Doofus Misses His Ex-Girlfriend

Want to talk about terrible emails that ruined our lives? This guy does, and here’s his:

Well, I guess that shows me what kind of person you really are. I hope I never see you again, and had no idea that I had been going out with someone so cheap in the first place. Clearly I made the right decision when I kicked you into touch.

Well, you have fun with the poor new bloke, whoever he is. I’m off to find myself someone less plain than you — and maybe not so fat, as well. I need someone like you like a hole in the head.

Cheap meaning slutty in this case, I believe.

But he embeds that email within a long confessional article about the email that adds a few more nails to his coffin of shame. (“We went on a short break to Barcelona and it hadn’t lived up to expectations — she had wanted to visit art galleries whereas I’d have been happy sitting out in the squares drinking Rioja and eating tapas. Now, the sensible thing to do is to weather these rough patches, talk it out, compromise.

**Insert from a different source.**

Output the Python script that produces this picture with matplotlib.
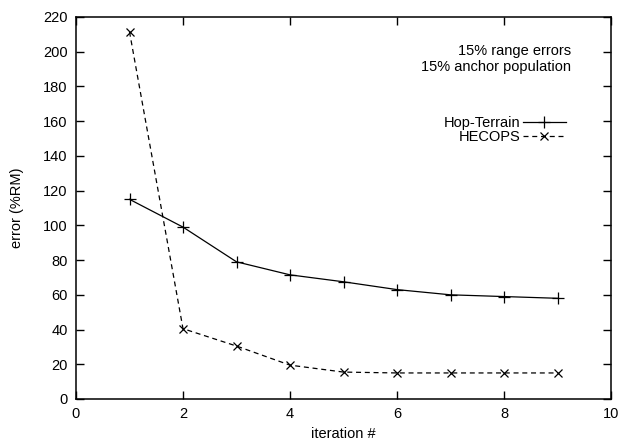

But I am not a sensible man … [and] I ended my relationship with Nicola just short of the six-months mark.”) Sort of the newspaper equivalent of wearing a sandwich board apology/making a penance billboard.

So then, what this blog post is doing right now is shining a light on some poor guy — who’s himself trying to shine a light on something, he just isn’t quite sure what — on two levels. First for his email, second for his article. Radiating outward in rings of negativity. If I wanted to go for three levels (bloggers aren’t generally known to be smug assholes, so it’d fun to break down that wall) I’d make fun of the way he uses big words.